**Exercise requirements:** Quote the data below in full, please, without altering anything.

**Supplied information:**
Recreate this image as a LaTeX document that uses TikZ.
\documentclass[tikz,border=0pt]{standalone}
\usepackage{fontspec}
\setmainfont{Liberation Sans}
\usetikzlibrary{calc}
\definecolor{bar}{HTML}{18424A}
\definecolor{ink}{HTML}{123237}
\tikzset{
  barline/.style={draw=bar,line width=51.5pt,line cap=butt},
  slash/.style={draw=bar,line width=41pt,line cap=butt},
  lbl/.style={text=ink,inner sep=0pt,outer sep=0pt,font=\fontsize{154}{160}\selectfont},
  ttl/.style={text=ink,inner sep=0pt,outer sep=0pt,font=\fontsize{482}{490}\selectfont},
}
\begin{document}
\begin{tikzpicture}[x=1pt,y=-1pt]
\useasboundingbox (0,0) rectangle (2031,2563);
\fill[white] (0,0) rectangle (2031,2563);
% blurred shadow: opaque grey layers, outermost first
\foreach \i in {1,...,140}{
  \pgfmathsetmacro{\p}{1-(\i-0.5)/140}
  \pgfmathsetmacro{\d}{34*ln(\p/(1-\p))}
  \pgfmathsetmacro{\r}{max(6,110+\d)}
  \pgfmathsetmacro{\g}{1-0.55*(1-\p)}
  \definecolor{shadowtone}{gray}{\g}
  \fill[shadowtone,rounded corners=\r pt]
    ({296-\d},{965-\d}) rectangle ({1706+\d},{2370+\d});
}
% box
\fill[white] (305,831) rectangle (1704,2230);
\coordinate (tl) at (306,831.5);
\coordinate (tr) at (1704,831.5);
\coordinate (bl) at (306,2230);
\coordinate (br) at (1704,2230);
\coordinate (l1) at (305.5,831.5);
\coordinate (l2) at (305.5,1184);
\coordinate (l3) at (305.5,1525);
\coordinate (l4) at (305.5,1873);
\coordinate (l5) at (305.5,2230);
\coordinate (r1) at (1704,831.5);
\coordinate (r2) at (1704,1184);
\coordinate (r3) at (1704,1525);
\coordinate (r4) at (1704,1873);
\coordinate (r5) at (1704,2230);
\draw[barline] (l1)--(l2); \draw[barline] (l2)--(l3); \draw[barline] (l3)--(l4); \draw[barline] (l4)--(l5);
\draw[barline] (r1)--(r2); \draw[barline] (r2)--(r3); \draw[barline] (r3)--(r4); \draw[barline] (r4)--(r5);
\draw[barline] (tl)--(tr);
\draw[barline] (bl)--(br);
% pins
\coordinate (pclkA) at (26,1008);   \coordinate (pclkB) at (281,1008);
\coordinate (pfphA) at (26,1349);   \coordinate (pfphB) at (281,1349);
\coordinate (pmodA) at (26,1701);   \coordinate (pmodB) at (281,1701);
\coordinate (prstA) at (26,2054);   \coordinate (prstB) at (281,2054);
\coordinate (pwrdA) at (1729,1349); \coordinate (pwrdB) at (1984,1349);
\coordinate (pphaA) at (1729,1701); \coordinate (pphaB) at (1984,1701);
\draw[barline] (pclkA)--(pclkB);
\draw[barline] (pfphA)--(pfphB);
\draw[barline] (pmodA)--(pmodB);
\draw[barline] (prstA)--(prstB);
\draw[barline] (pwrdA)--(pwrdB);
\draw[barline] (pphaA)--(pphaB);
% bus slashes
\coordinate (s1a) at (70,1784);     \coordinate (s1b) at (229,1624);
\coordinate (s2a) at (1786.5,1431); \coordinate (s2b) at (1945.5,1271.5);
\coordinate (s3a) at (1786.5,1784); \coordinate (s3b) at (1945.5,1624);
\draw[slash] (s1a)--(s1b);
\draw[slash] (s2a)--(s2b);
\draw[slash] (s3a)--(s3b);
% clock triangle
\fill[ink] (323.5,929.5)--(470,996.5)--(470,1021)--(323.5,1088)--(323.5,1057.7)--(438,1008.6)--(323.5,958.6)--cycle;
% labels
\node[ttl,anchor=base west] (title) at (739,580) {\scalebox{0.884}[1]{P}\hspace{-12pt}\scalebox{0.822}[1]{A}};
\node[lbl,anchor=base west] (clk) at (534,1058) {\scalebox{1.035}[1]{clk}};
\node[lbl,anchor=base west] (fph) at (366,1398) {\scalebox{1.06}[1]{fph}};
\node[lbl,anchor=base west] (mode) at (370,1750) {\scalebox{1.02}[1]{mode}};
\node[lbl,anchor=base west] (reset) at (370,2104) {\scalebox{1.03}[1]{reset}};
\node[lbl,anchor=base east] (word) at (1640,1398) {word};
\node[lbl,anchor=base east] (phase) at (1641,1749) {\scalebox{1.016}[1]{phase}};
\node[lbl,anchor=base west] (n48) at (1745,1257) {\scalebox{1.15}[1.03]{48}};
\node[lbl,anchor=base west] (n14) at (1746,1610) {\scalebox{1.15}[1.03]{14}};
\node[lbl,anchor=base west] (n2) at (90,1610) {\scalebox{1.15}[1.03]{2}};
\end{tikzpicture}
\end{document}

**Response for this exercise:**
Recreate this image as a LaTeX document that uses TikZ.
\documentclass[tikz,border=0pt]{standalone}
\usepackage{fontspec}
\setmainfont{Liberation Sans}
\usetikzlibrary{calc}
\definecolor{bar}{HTML}{18424A}
\definecolor{ink}{HTML}{123237}
\tikzset{
  barline/.style={draw=bar,line width=51.5pt,line cap=butt},
  slash/.style={draw=bar,line width=41pt,line cap=butt},
  lbl/.style={text=ink,inner sep=0pt,outer sep=0pt,font=\fontsize{154}{160}\selectfont},
  ttl/.style={text=ink,inner sep=0pt,outer sep=0pt,font=\fontsize{482}{490}\selectfont},
}
\begin{document}
\begin{tikzpicture}[x=1pt,y=-1pt]
\useasboundingbox (0,0) rectangle (2031,2563);
\fill[white] (0,0) rectangle (2031,2563);
% blurred shadow: opaque grey layers, outermost first
\foreach \i in {1,...,140}{
  \pgfmathsetmacro{\p}{1-(\i-0.5)/140}
  \pgfmathsetmacro{\d}{34*ln(\p/(1-\p))}
  \pgfmathsetmacro{\r}{max(6,110+\d)}
  \pgfmathsetmacro{\g}{1-0.55*(1-\p)}
  \definecolor{shadowtone}{gray}{\g}
  \fill[shadowtone,rounded corners=\r pt]
    ({296-\d},{965-\d}) rectangle ({1706+\d},{2370+\d});
}
% box
\fill[white] (305,831) rectangle (1704,2230);
\coordinate (tl) at (306,831.5);
\coordinate (tr) at (1704,831.5);
\coordinate (bl) at (306,2230);
\coordinate (br) at (1704,2230);
\coordinate (l1) at (305.5,831.5);
\coordinate (l2) at (305.5,1184);
\coordinate (l3) at (305.5,1525);
\coordinate (l4) at (305.5,1873);
\coordinate (l5) at (305.5,2230);
\coordinate (r1) at (1704,831.5);
\coordinate (r2) at (1704,1184);
\coordinate (r3) at (1704,1525);
\coordinate (r4) at (1704,1873);
\coordinate (r5) at (1704,2230);
\draw[barline] (l1)--(l2); \draw[barline] (l2)--(l3); \draw[barline] (l3)--(l4); \draw[barline] (l4)--(l5);
\draw[barline] (r1)--(r2); \draw[barline] (r2)--(r3); \draw[barline] (r3)--(r4); \draw[barline] (r4)--(r5);
\draw[barline] (tl)--(tr);
\draw[barline] (bl)--(br);
% pins
\coordinate (pclkA) at (26,1008);   \coordinate (pclkB) at (281,1008);
\coordinate (pfphA) at (26,1349);   \coordinate (pfphB) at (281,1349);
\coordinate (pmodA) at (26,1701);   \coordinate (pmodB) at (281,1701);
\coordinate (prstA) at (26,2054);   \coordinate (prstB) at (281,2054);
\coordinate (pwrdA) at (1729,1349); \coordinate (pwrdB) at (1984,1349);
\coordinate (pphaA) at (1729,1701); \coordinate (pphaB) at (1984,1701);
\draw[barline] (pclkA)--(pclkB);
\draw[barline] (pfphA)--(pfphB);
\draw[barline] (pmodA)--(pmodB);
\draw[barline] (prstA)--(prstB);
\draw[barline] (pwrdA)--(pwrdB);
\draw[barline] (pphaA)--(pphaB);
% bus slashes
\coordinate (s1a) at (70,1784);     \coordinate (s1b) at (229,1624);
\coordinate (s2a) at (1786.5,1431); \coordinate (s2b) at (1945.5,1271.5);
\coordinate (s3a) at (1786.5,1784); \coordinate (s3b) at (1945.5,1624);
\draw[slash] (s1a)--(s1b);
\draw[slash] (s2a)--(s2b);
\draw[slash] (s3a)--(s3b);
% clock triangle
\fill[ink] (323.5,929.5)--(470,996.5)--(470,1021)--(323.5,1088)--(323.5,1057.7)--(438,1008.6)--(323.5,958.6)--cycle;
% labels
\node[ttl,anchor=base west] (title) at (739,580) {\scalebox{0.884}[1]{P}\hspace{-12pt}\scalebox{0.822}[1]{A}};
\node[lbl,anchor=base west] (clk) at (534,1058) {\scalebox{1.035}[1]{clk}};
\node[lbl,anchor=base west] (fph) at (366,1398) {\scalebox{1.06}[1]{fph}};
\node[lbl,anchor=base west] (mode) at (370,1750) {\scalebox{1.02}[1]{mode}};
\node[lbl,anchor=base west] (reset) at (370,2104) {\scalebox{1.03}[1]{reset}};
\node[lbl,anchor=base east] (word) at (1640,1398) {word};
\node[lbl,anchor=base east] (phase) at (1641,1749) {\scalebox{1.016}[1]{phase}};
\node[lbl,anchor=base west] (n48) at (1745,1257) {\scalebox{1.15}[1.03]{48}};
\node[lbl,anchor=base west] (n14) at (1746,1610) {\scalebox{1.15}[1.03]{14}};
\node[lbl,anchor=base west] (n2) at (90,1610) {\scalebox{1.15}[1.03]{2}};
\end{tikzpicture}
\end{document}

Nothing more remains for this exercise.